Welfare groups have warned that the income of partners will also be taken into account when calculating weekly household income and they say this will particularly disadvantage low income couples.
Government sources say that although such claimants will lose their right to Employment Support Allowance, they may still be able to receive other payments such as council tax benefit, housing benefit and disability living allowance.
A)People on Incapacity Benefit are going to be Migrated over to ESA
B) Entitlement is being changed from SAVINGS to ASSETS.
Therefore anyone with a house who has any equity in it, will not be entitled to ESA and would be forced to sell their House.
The Government say that although they will not be entitled to ESA they may still be able to claim, Housing Benefit, Council Tax Benefit and DLA.
Who are they Kidding here???
They are reducing Council tax benefits by 10%, stopping peoples ESA, Making people Homeless, Capping Housing Benefits (Even though there is a shortage of social housing) and forcing people to rent Privately, And taking away peoples DLA.
This is a clear ASSAULT of the most Vulnerable people in society.
Would some Liberal Democrats PLEASE speak up and tell us what you propose to do about this??? You have RESPONSIBILITIES!
Blimely! Spending review = pact with the devil! I bet Labour have all the answers. Oh wait, hang on, they aren’t telling us. Maybe (just maybe) they don’t have any answers. So it’s best to attack rather than constructively participate.
Fine but as a LibDem Cllr, in the past week I’ve done three Q&A sessions, one with the elderly and two with sixth forms.

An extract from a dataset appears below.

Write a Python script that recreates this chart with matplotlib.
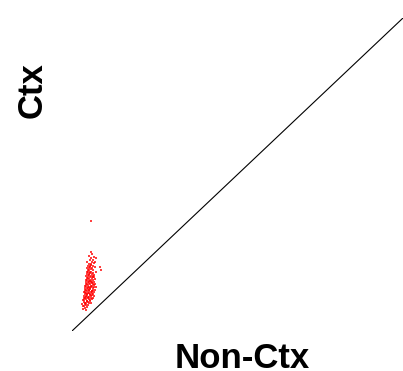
import matplotlib.pyplot as plt

# diagonal reference line (Non-Ctx == Ctx)
diag_x = [0, 100]
diag_y = [0, 100]

# cloud of points (Non-Ctx, Ctx)
cloud = [
    (3.2, 7.1), (3.8, 7.5), (4.3, 6.8),
    (3.4, 8.1), (3.7, 7.9), (4.1, 8.3), (4.6, 7.8),
    (3.1, 8.7), (3.9, 8.5), (4.3, 8.9), (4.7, 8.4), (5.2, 8.8),
    (3.5, 9.4), (4.0, 9.1), (4.4, 9.5), (4.9, 9.2), (5.3, 9.6), (5.8, 9.0),
    (3.3, 10.0), (3.7, 9.8), (4.2, 10.2), (4.6, 9.7), (5.0, 10.1), (5.5, 9.9), (6.1, 10.3),
    (3.6, 10.7), (3.9, 10.4), (4.3, 10.8), (4.7, 10.5), (5.2, 10.9), (5.6, 10.4), (6.2, 10.7),
    (3.5, 11.3), (4.1, 11.1), (4.4, 11.5), (4.9, 11.0), (5.3, 11.4), (5.8, 11.2), (6.0, 11.6), (6.7, 11.1),
    (3.8, 11.9), (4.2, 12.1), (4.6, 11.8), (5.0, 12.2), (5.5, 11.7), (5.9, 12.0), (6.4, 11.9),
    (3.7, 12.6), (4.0, 12.4), (4.5, 12.8), (4.8, 12.3), (5.2, 12.7), (5.6, 12.5), (6.1, 12.9), (6.5, 12.4),
    (3.9, 13.2), (4.3, 13.0), (4.7, 13.4), (5.1, 13.1), (5.5, 13.3), (5.9, 12.9), (6.3, 13.2), (7.0, 13.0),
    (4.0, 13.8), (4.4, 13.6), (4.9, 13.9), (5.3, 13.6), (5.8, 14.0), (6.2, 13.7), (6.6, 13.9),
    (3.9, 14.5), (4.3, 14.3), (4.7, 14.6), (5.2, 14.2), (5.6, 14.5), (6.0, 14.3), (6.5, 14.7), (7.4, 14.2),
    (4.1, 15.1), (4.6, 14.9), (5.0, 15.2), (5.4, 15.0), (5.9, 15.3), (6.3, 14.9), (6.8, 15.1),
    (4.3, 15.8), (4.8, 15.6), (5.2, 15.9), (5.6, 15.5), (6.1, 15.8), (6.6, 15.6),
    (4.2, 16.4), (4.6, 16.2), (5.0, 16.5), (5.4, 16.1), (5.8, 16.4), (6.3, 16.2), (7.0, 16.5),
    (4.5, 17.0), (4.9, 16.8), (5.3, 17.1), (6.0, 16.9), (6.4, 17.2),
    (4.3, 17.7), (4.7, 17.5), (5.1, 17.8), (5.7, 17.5), (6.2, 17.7), (6.7, 17.4),
    (4.6, 18.3), (5.0, 18.1), (5.5, 18.4), (6.0, 18.2), (6.5, 18.0),
    (4.4, 18.9), (4.9, 18.7), (5.3, 19.0), (5.8, 18.8), (6.3, 18.6), (7.3, 18.9),
    (4.7, 19.6), (5.2, 19.4), (5.6, 19.7), (6.4, 19.5),
    (4.5, 20.2), (5.0, 20.0), (5.5, 20.3), (6.1, 20.1), (7.0, 20.4),
    (4.8, 20.9), (5.3, 20.7), (5.8, 21.0), (6.2, 20.8),
    (5.0, 21.5), (5.8, 21.3), (6.6, 21.6), (8.4, 20.3),
    (4.6, 22.1), (6.1, 22.2), (6.9, 21.9), (8.9, 19.5),
    (5.5, 22.8), (6.2, 22.6),
    (5.6, 23.4), (7.3, 23.2),
    (5.1, 24.0), (6.7, 23.8),
    (5.9, 24.7),
    (5.8, 25.3),
    (5.7, 35.1),
]
non_ctx = [p[0] for p in cloud]
ctx = [p[1] for p in cloud]

fig = plt.figure(figsize=(4.03, 3.71), dpi=100)
ax = fig.add_axes([72 / 403, 40 / 371, 331 / 403, 313 / 371])
ax.plot(diag_x, diag_y, color="black", lw=0.8)
ax.scatter(non_ctx, ctx, s=3.5, marker="s", color="red", linewidths=0, alpha=0.75)
ax.set_xlim(0, 100)
ax.set_ylim(0, 100)
ax.axis("off")

font = dict(family="Liberation Sans", weight="bold", size=25)
fig.text(242 / 403, 1 - 342 / 371, "Non-Ctx", ha="center", va="top", **font)
fig.text(16 / 403, 1 - 90 / 371, "Ctx", ha="left", va="center", rotation=90, **font)

plt.savefig("out.png", dpi=100)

The elderly one went fine – they mostly like the coalition and the benefits that matter to them the most are mostly protected. But the two with sixth forms revealed a significant loss of support (and a fair degree of hostility) from a contituency that until recently has been one of our strongest. The EMA issue coming on top of Tuition Fees, potential council cuts in youth centres, libraries etc, and transport fare increases, is generating a lot of concern.